Install the dependency:
pip install html2text
A minimal implementation reads source files and writes converted content:
import html2text
from pathlib import Path
def convert_document(source_file, target_file):
processor = html2text.HTML2Text()
processor.wrap_links = False
processor.unicode_snob = True
html_data = Path(source_file).read_text(encoding='utf-8')
markdown_data = processor.handle(html_data)
Path(target_file).write_text(markdown_data, encoding='utf-8')
print(f"Converted {source_file} -> {target_file}")
convert_document("index.html", "output.md")
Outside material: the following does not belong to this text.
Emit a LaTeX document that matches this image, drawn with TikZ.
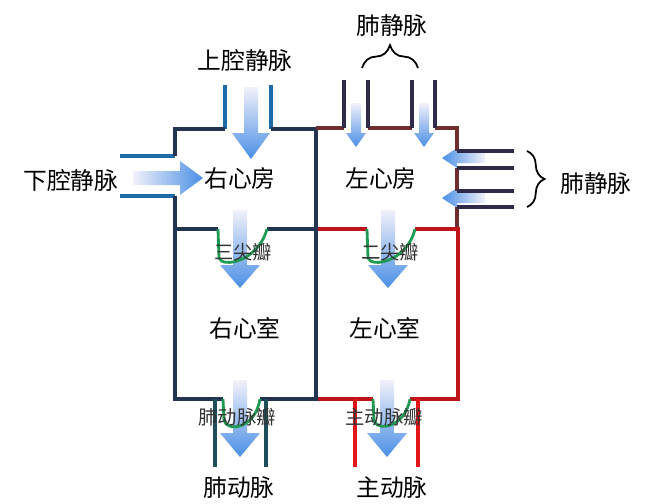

Handling Edge Cases and Validation
Empty output files typically indicate encoding mismatches or malforemd HTML input. Implement validation to catch these scenarios:
import html2text
import sys
from pathlib import Path
def robust_convert(input_path, output_path):
source = Path(input_path)
if not source.exists():
print(f"Error: {input_path} not found")
sys.exit(1)
content = source.read_text(encoding='utf-8')
if not content.strip():
print("Warning: Input file is empty")
return
converter = html2text.HTML2Text()
converter.body_width = 0 # Disable line wrapping
md_result = converter.handle(content)
if not md_result.strip():
print("Warning: Conversion produced empty output")
else:
Path(output_path).write_text(md_result, encoding='utf-8')
print(f"Success: Generated {output_path}")
if __name__ == "__main__":
robust_convert("page.html", "page.md")
Alternative Libraries
While html2text handles standard conversions effectively, the markdownify library offers alternative parsing strategies optimized for preserving specific HTML attributes or handling tables differently:
pip install markdownify
from markdownify import markdownify as md
from pathlib import Path
html_content = Path("source.html").read_text(encoding='utf-8')
markdown_result = md(html_content, heading_style="ATX")
Path("result.md").write_text(markdown_result, encoding='utf-8')
Browser-Based Solutions
For single-file conversions without environment setup, browser-based tools like Turndown or Dillinger provide immediate results through copy-paste interfaces, suitable for non-technical stakeholders or content editors requiring quick one-off transformations.